Was Infantino mit der Bemerkung «40 Teams, das rechnet sich nicht» genau meint, wird er sicher noch erklären. 76 Spiele lassen sich den Interessenten an den Fernsehrechten sicherlich prima verkaufen – 80 Spiele noch besser. Auf so viele käme man mit der neuesten Schnapsidee der Fifa: 16 K.o.-Spiele zum Einstieg plus die 64 Spiele im 32er-Format.
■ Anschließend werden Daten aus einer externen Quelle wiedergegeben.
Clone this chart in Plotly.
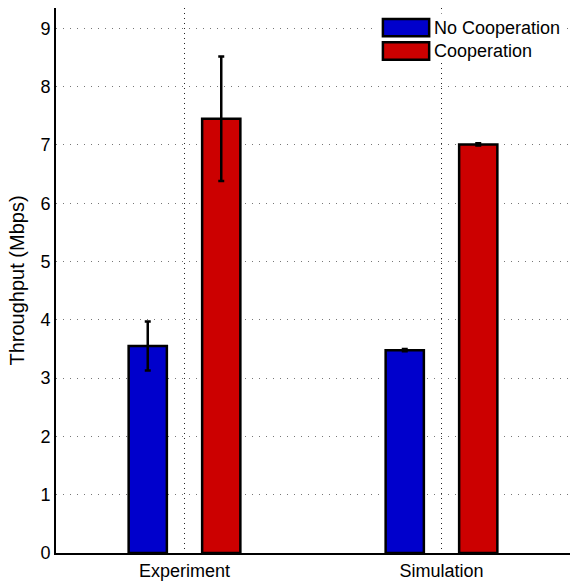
import plotly.graph_objects as go

categories = ["Experiment", "Simulation"]
series_names = ["No Cooperation", "Cooperation"]
no_coop = [3.55, 3.48]
no_coop_err = [0.42, 0.02]
coop = [7.45, 7.01]
coop_err = [1.07, 0.02]
colors = ["#0000CC", "#CC0000"]
y_ticks = [0, 1, 2, 3, 4, 5, 6, 7, 8, 9]

fig = go.Figure()
for name, vals, errs, col in [
    (series_names[0], no_coop, no_coop_err, colors[0]),
    (series_names[1], coop, coop_err, colors[1]),
]:
    fig.add_trace(go.Bar(
        x=categories, y=vals, name=name,
        marker=dict(color=col, line=dict(color="black", width=2.5)),
        error_y=dict(type="data", array=errs, visible=True, color="black",
                     thickness=2.5, width=3),
        showlegend=False,
    ))

# Legend drawn manually (large swatches like the reference)
legend_x0, legend_x1 = 0.636, 0.726
legend_rows = [(0.980, 0.948), (0.937, 0.905)]
fig.add_shape(type="rect", xref="paper", yref="paper", x0=0.625, x1=0.988,
              y0=0.900, y1=0.990, fillcolor="white", line=dict(width=0),
              layer="above")
for (ya, yb), name, col in zip(legend_rows, series_names, colors):
    fig.add_shape(type="rect", xref="paper", yref="paper", x0=legend_x0,
                  x1=legend_x1, y0=yb, y1=ya, fillcolor=col,
                  line=dict(color="black", width=2.5), layer="above")
    fig.add_annotation(xref="paper", yref="paper", x=legend_x1 + 0.006,
                       y=(ya + yb) / 2, text=name, showarrow=False,
                       xanchor="left", yanchor="middle",
                       font=dict(size=18, color="black"))

font_family = "Liberation Sans, Arial, sans-serif"
fig.update_layout(
    width=572, height=586,
    margin=dict(l=56, r=2, t=8, b=33),
    paper_bgcolor="white", plot_bgcolor="white",
    barmode="group", bargap=0.428, bargroupgap=0.48,
    font=dict(family=font_family, size=18, color="black"),
    showlegend=False,
    xaxis=dict(type="category", range=[-0.5, 1.5], showline=True,
               linecolor="black", linewidth=2, showgrid=True,
               gridcolor="#222", griddash="1px,4px", gridwidth=1, ticks="",
               zeroline=False, mirror=False),
    yaxis=dict(range=[0, 9.35], tickvals=y_ticks, showline=True,
               linecolor="black", linewidth=2, showgrid=True,
               gridcolor="#777", griddash="1px,6px", gridwidth=1, ticks="",
               zeroline=False,
               title=dict(text="Throughput (Mbps)", font=dict(size=20), standoff=10)),
)

fig.write_html("out.html")
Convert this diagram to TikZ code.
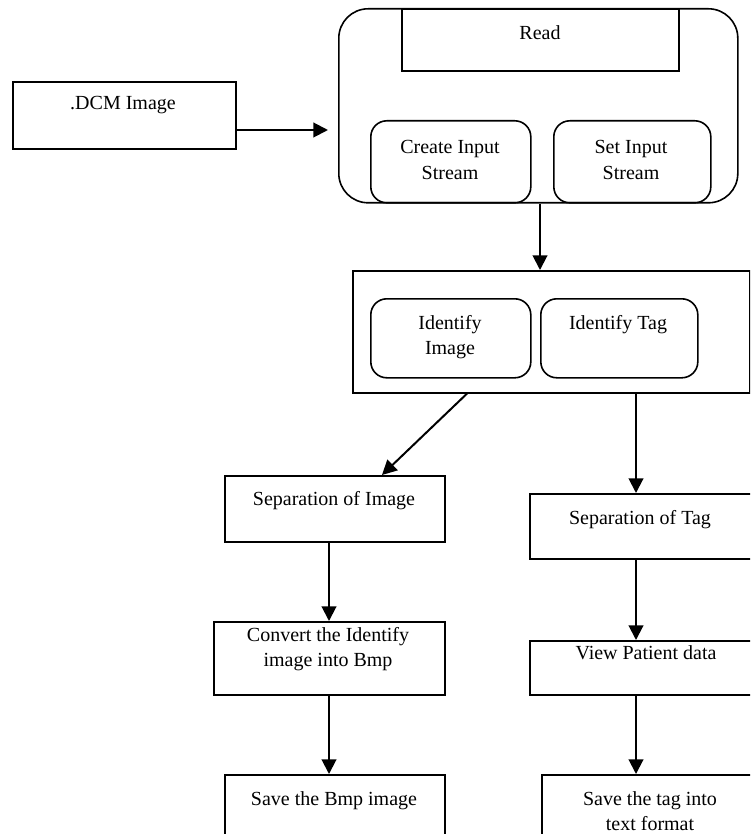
\documentclass[tikz,border=0pt]{standalone}
\usepackage{fontspec}
\setmainfont{Liberation Serif}
\usetikzlibrary{arrows.meta}
\newdimen\px \px=0.75pt
\tikzset{
  box/.style={draw, line width=1.2pt, inner sep=0pt, anchor=north west},
  rbox/.style={box, rounded corners=12pt},
  obox/.style={box, rounded corners=22pt},
  txt/.style={font=\fontsize{15}{19}\selectfont, align=center, inner sep=0pt},
  arr/.style={line width=1.5pt, -{Triangle[length=11pt,width=11pt]}}
}
\begin{document}
\begin{tikzpicture}[x=0.75pt, y=-0.75pt]
\useasboundingbox (0,0) rectangle (750,834);
\clip (0,0) rectangle (750,834);
% boxes
\node[box, minimum width=223\px, minimum height=67\px] (dcm) at (12,81) {};
\node[obox, minimum width=399\px, minimum height=194\px] (outer) at (338,8) {};
\node[box, minimum width=277\px, minimum height=62\px] (read) at (401,8) {};
\node[rbox, minimum width=160\px, minimum height=82\px] (create) at (370,120) {};
\node[rbox, minimum width=157\px, minimum height=82\px] (set) at (553,120) {};
\node[box, minimum width=397\px, minimum height=122\px] (idbox) at (352,270) {};
\node[rbox, minimum width=160\px, minimum height=79\px] (idimg) at (370,298) {};
\node[rbox, minimum width=157\px, minimum height=79\px] (idtag) at (540,298) {};
\node[box, minimum width=220\px, minimum height=66\px] (sepimg) at (224,475) {};
\node[box, minimum width=230\px, minimum height=65\px] (septag) at (529,493) {};
\node[box, minimum width=231\px, minimum height=73\px] (convert) at (213,621) {};
\node[box, minimum width=230\px, minimum height=54\px] (view) at (529,640) {};
\node[box, minimum width=220\px, minimum height=90\px] (savebmp) at (224,774) {};
\node[box, minimum width=230\px, minimum height=90\px] (savetag) at (541,774) {};
% texts
\node[txt] (tdcm) at (123,105) {.DCM Image};
\node[txt] (tread) at (540,33) {Read};
\node[txt] (tcreate) at (450,160) {Create Input\\Stream};
\node[txt] (tset) at (631,160) {Set Input\\Stream};
\node[txt] (tidimg) at (450,337) {Identify\\Image};
\node[txt] (tidtag) at (618,325) {Identify Tag};
\node[txt] (tsepimg) at (334,501) {Separation of Image};
\node[txt] (tseptag) at (640,520) {Separation of Tag};
\node[txt] (tconvert) at (328,649) {Convert the Identify\\image into Bmp};
\node[txt] (tview) at (646,653) {View Patient data};
\node[txt] (tsavebmp) at (334,801) {Save the Bmp image};
\node[txt] (tsavetag) at (650,811) {Save the tag into\\text format};
% connector coordinates
\coordinate (rin) at (328,130);
\coordinate (c1) at (540,0);
\coordinate (d1) at (467,0);
\coordinate (d2) at (382,0);
\coordinate (cl) at (329,0);
\coordinate (cr) at (636,0);
% connectors
\draw[arr] (dcm.east |- rin) -- (rin);
\draw[arr] (outer.south -| c1) -- (idbox.north -| c1);
\draw[arr] (idbox.south -| d1) -- (sepimg.north -| d2);
\draw[arr] (idbox.south -| cr) -- (septag.north -| cr);
\draw[arr] (sepimg.south -| cl) -- (convert.north -| cl);
\draw[arr] (septag.south -| cr) -- (view.north -| cr);
\draw[arr] (convert.south -| cl) -- (savebmp.north -| cl);
\draw[arr] (view.south -| cr) -- (savetag.north -| cr);
\end{tikzpicture}
\end{document}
Schliessen wir uns für einmal Günter Netzer an: ein Horrorszenario

Da kann man schon nachvollziehen, warum der amtierende Weltmeistertrainer Joachim Löw gerade vor einer Verwässerung des Niveaus gewarnt hat. Noch prägnanter hat es Günter Netzer ausgedrückt, für den eine Ausweitung der WM ein «Horrorszenario» ist. Und der Mann muss es wissen, war er doch als Strippenzieher im Rechtehandel fast noch erfolgreicher denn als Fussballprofi.

Warum man 16 Teams und einen Schwarm Fans für – im schlechteren Fall – lediglich eine Partie einmal um den halben Erdball schicken will, ist nur schwer nachvollziehbar und den Verbänden höchstens mit gefüllten Taschen zu vermitteln, mit denen man sie gleich wieder nach Hause schickt.

Als Nächstes beratschlagen die Herren und wenigen Damen des Fifa-Führungszirkels Mitte Oktober in Zürich; beschlossen werden soll das neue Format für die WM 2026 vom Fifa-Council (bislang bekannt als schlecht beleumundete Fifa-Exekutive) im Januar 2017.

Prognose: Sie werden eine dem Kommerzfussball angemessene Lösung austüfteln.